Unless the mindset of the ruling elite in India alters there can be no lasting peace because the present leadership is carrying on in the tradition of earlier Indian rulers who have sought to evade conflict resolution and focus on conflict management.
Perhaps it would serve a more useful purpose if the Indian civil society and media that seek peace were to first seek to alter their ruling elite’s mindset so that occupation of Kashmir can end and India can learn to abide by the Indus Waters Treaty. There is also India’s backtracking on the Siachin draft agreement of 1989. Perhaps the Indian “peace” activists can influence their state to stopping its aid and arms flows to militants in Pakistan.
The Indian agenda is clear through the programme of the “hope for peace” movement. It intends to focus on entertainment, although on that count it is India that creates hurdles for Pakistanis not the other way round; and business – no doubt to pressure Pakistan into conceding on the land trade access to India without any movement on the part of the latter towards resolution of the political disputes. India is not willing to even move on Sir Creek where Pakistan has again unilaterally conceded ground. But then India is even unwilling to resume the bilateral dialogue. All these are not entrenched myths or zero-sum prejudices; rather they are a reflection of the Indian state today. Indians want to talk peace while their state positions its guns on Pakistan!

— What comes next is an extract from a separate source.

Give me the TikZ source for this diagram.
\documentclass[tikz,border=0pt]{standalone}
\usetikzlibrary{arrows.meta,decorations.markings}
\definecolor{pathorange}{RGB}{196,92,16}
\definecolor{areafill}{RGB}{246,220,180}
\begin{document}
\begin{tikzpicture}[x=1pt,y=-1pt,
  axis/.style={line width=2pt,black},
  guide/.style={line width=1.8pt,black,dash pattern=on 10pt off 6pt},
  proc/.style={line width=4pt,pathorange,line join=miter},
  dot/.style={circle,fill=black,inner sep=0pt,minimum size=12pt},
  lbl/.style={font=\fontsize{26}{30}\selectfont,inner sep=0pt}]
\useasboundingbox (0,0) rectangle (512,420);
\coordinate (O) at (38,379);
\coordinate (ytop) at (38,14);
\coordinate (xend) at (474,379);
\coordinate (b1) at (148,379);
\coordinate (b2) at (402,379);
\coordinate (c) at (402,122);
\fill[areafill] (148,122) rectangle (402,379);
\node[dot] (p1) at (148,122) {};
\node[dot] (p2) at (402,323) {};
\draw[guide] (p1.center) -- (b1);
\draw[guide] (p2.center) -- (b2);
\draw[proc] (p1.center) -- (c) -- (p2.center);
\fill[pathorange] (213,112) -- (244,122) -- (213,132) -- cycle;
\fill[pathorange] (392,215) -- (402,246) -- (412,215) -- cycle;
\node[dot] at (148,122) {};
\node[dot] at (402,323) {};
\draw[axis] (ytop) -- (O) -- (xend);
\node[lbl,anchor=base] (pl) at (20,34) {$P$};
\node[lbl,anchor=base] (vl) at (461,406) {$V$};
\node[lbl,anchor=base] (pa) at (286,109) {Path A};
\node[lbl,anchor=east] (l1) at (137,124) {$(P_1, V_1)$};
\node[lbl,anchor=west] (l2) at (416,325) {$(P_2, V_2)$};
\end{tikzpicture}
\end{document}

Peace is always in the mutual interest of parties tied up in conflict. One party does not do the other party any favors. It is the height of arrogance to convey the impression that peace talks are a reward for good behavior of one party. By portraying Pakistan as the guilty party, Delhi sabotages any prospect for peace. If the Americans and the Russians can smoke the peace pipe, so can the Indians and the Pakistanis–however it has to be done on the basis of dignity and mutual respect, not diktat and dictation.
There is much in common between India and Pakistan, but there is much that separates the countries. Mere cultural affinity and anathema to religion cannot wish the differences away. Bharat must recognize that Pakistanis do not see Delhi as the perfect model to emulate on anything. Therefore Delhi must stop wishing for a Pakistan in its own image. There are many routes to success, and Pakistanis admire the Chinese a lot more than they admire Indians.
It is not Delhi’s god given right to rule Kabul. Nor does Bharat extend from Kabul to the Raj Kalhani in the East. Bharati religions preach the eternal history of Bharat beyond its borders. If Bharat is a secular country then this transnational dreams of a greater Bharat must be brought back to reality. Every time Adhvani and Modi open their mouths, peace is sent back a decade.
Good relations with Pakistan begin with better treatment of Muslims in Bharat–beginning with the Kashmiris, but not just limited to them. The Gujaratis and the other downtrodden Muslims in Bharat must be treated as equal citizens, and things must move beyond tokenism (Azad, Fakhuddin & Kalam).